══ Exercise data

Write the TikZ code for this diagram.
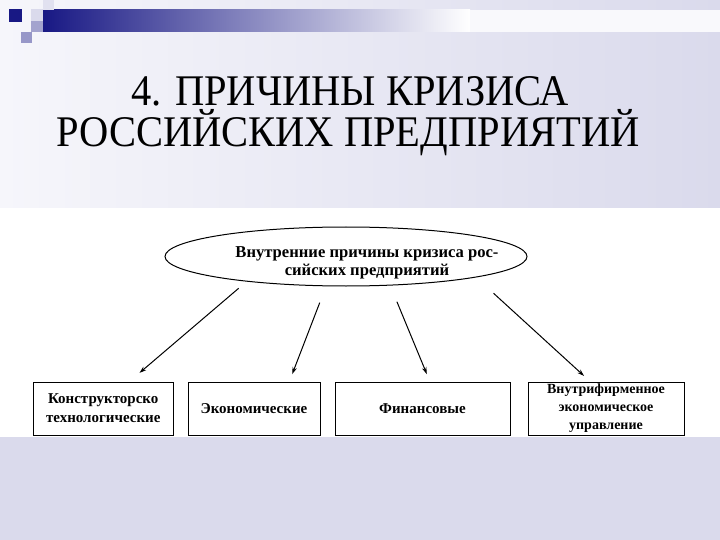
\documentclass[tikz,border=0pt]{standalone}
\usepackage{fontspec}
\setmainfont{Liberation Serif}
\usetikzlibrary{arrows.meta, positioning, shapes.geometric}
\definecolor{SlideLav}{RGB}{218,218,236}
\definecolor{SlidePale}{RGB}{246,246,251}
\definecolor{BarBlue}{RGB}{24,24,132}

\begin{document}
\begin{tikzpicture}[
    x=1pt, y=-1pt,
    every node/.style={align=center, inner sep=0pt, outer sep=0pt},
    headline/.style={font=\fontsize{40.5}{46}\selectfont, anchor=base},
    cause/.style={ellipse, draw, line width=1pt, minimum width=362pt,
                  minimum height=59pt},
    causetext/.style={font=\bfseries\fontsize{16.6}{18}\selectfont},
    kind/.style={draw, line width=0.8pt, minimum height=53pt,
                 font=\bfseries\fontsize{15}{19}\selectfont},
    link/.style={-{Stealth[length=7pt, width=4.5pt]}, line width=1pt}
]
% slide background
\useasboundingbox (0,0) rectangle (720,540);
\shade[left color=SlidePale, right color=SlideLav] (0,0) rectangle (720,208);
\fill[SlideLav] (0,437) rectangle (720,540);
\fill[white] (0,208) rectangle (720,437);
% top bar and squares
\shade[left color=BarBlue, right color=white] (43,10) rectangle (470,32);
\fill[white!85!SlideLav] (470,10) rectangle (720,32);
\fill[SlideLav!80!white] (43,0) rectangle (54,10);
\fill[SlideLav] (31,9) rectangle (43,21);
\fill[BarBlue!40!white] (31,21) rectangle (43,32);
\fill[BarBlue!45!white] (21,32) rectangle (32,43);
\fill[BarBlue] (9,9) rectangle (22,22);

% title
\node[headline] (title) at (350,106) {\scalebox{1}[1.08]{4. ПРИЧИНЫ КРИЗИСА}};
\node[headline] (title2) at (348,147) {\scalebox{1}[1.08]{РОССИЙСКИХ ПРЕДПРИЯТИЙ}};

% scheme
\node[cause] (cause) at (346,256.5) {};
\node[causetext] (causelabel) at (367,263) {Внутренние причины кризиса рос-\\сийских предприятий};

\node[kind, minimum width=139.5pt] (design) at (103.25,408.5)
    {Конструкторско\\технологические};
\node[kind, minimum width=132pt, right=15pt of design] (econ) {Экономические};
\node[kind, minimum width=175pt, right=15pt of econ] (fin) {Финансовые};
\node[kind, minimum width=156pt, right=18pt of fin,
      font=\bfseries\fontsize{14}{18}\selectfont] (mgmt)
    {Внутрифирменное\\экономическое\\управление};

\draw[link, shorten <=11pt, shorten >=14pt] (cause.194.8) -- (design.46);
\draw[link, shorten <=18pt, shorten >=8.5pt] (cause.236.2) -- (econ.37.4);
\draw[link, shorten <=18pt, shorten >=8.5pt] (cause.327.7) -- (fin.74.2);
\draw[link, shorten <=24pt, shorten >=9pt] (cause.351) -- (mgmt.120.7);
\end{tikzpicture}
\end{document}
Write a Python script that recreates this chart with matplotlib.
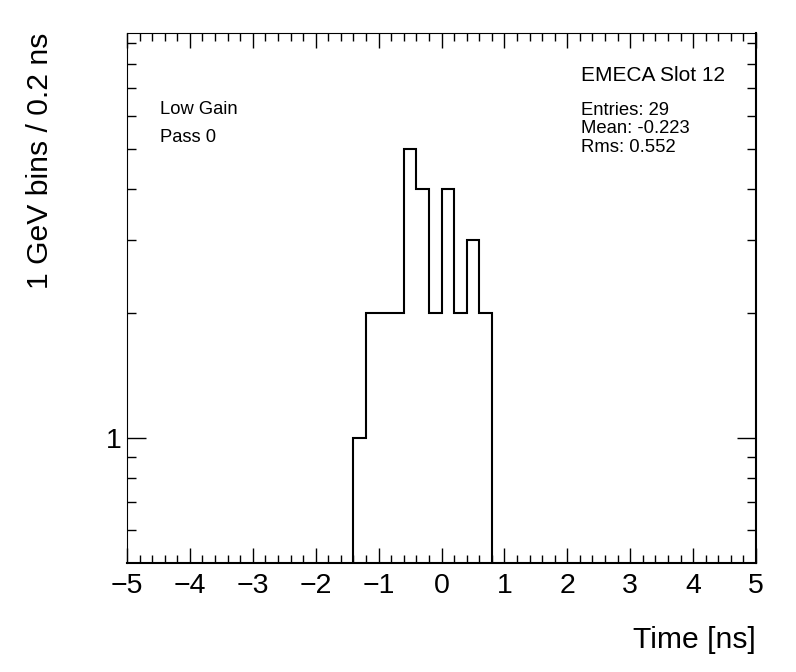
import numpy as np
import matplotlib
matplotlib.use("Agg")
import matplotlib.pyplot as plt
from matplotlib.ticker import FixedLocator, NullFormatter, MultipleLocator

plt.rcParams['font.family'] = ['Liberation Sans', 'DejaVu Sans']

# Data
bin_lo = -1.4
bin_width = 0.2
counts = [1, 2, 2, 2, 5, 4, 2, 4, 2, 3, 2]
xlim = (-5, 5)
ylim = (0.5, 9.5)
title_text = "EMECA Slot 12"
stats_lines = ["Entries: 29", "Mean: -0.223", "Rms: 0.552"]
info_lines = ["Low Gain", "Pass 0"]
xlabel = "Time [ns]"
ylabel = "1 GeV bins / 0.2 ns"

W, H = 796, 672
fig = plt.figure(figsize=(W / 100, H / 100), dpi=100)
L, R, T, B = 127, 756, 33, 563
ax = fig.add_axes([L / W, 1 - B / H, (R - L) / W, (B - T) / H])

edges = bin_lo + bin_width * np.arange(len(counts) + 1)
ax.stairs(counts, edges, baseline=1e-3, color='black', linewidth=1.5)

ax.set_yscale('log')
ax.set_xlim(*xlim)
ax.set_ylim(*ylim)

# x ticks
ax.xaxis.set_major_locator(MultipleLocator(1))
ax.xaxis.set_minor_locator(MultipleLocator(0.2))
ax.tick_params(axis='x', which='both', direction='in', top=True, bottom=True,
               labelsize=20.5, pad=7)
ax.tick_params(axis='x', which='major', length=11, width=1)
ax.tick_params(axis='x', which='minor', length=5.5, width=1)

# y ticks
ax.yaxis.set_major_locator(FixedLocator([1]))
ax.yaxis.set_minor_locator(FixedLocator([0.6, 0.7, 0.8, 0.9, 2, 3, 4, 5, 6, 7, 8, 9]))
ax.yaxis.set_major_formatter(matplotlib.ticker.FuncFormatter(lambda v, p: "%g" % v))
ax.yaxis.set_minor_formatter(NullFormatter())
ax.tick_params(axis='y', which='both', direction='in', left=True, right=True,
               labelsize=20.5, pad=4)
ax.tick_params(axis='y', which='major', length=14, width=1)
ax.tick_params(axis='y', which='minor', length=6.5, width=1)

for s in ['left', 'top']:
    ax.spines[s].set_linewidth(0.8)
for s in ['right', 'bottom']:
    ax.spines[s].set_linewidth(1.5)

# texts
fig.text(581 / W, 1 - 81 / H, title_text, fontsize=15, ha='left', va='baseline')
stats_y = [115, 133, 152]
for s, yy in zip(stats_lines, stats_y):
    fig.text(581 / W, 1 - yy / H, s, fontsize=13.3, ha='left', va='baseline')
info_y = [114, 142]
for s, yy in zip(info_lines, info_y):
    fig.text(160 / W, 1 - yy / H, s, fontsize=13.2, ha='left', va='baseline')

fig.text(R / W, 1 - 648 / H, xlabel, fontsize=21.7, ha='right', va='baseline')
fig.text(40 / W, 1 - T / H, ylabel, fontsize=21.7, ha='center', va='top', rotation=90)

fig.savefig("out.png", dpi=100)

════

Work instructions
Within the listing, how many lines hold the word "this"? Only the number is to be given.

Full answer
2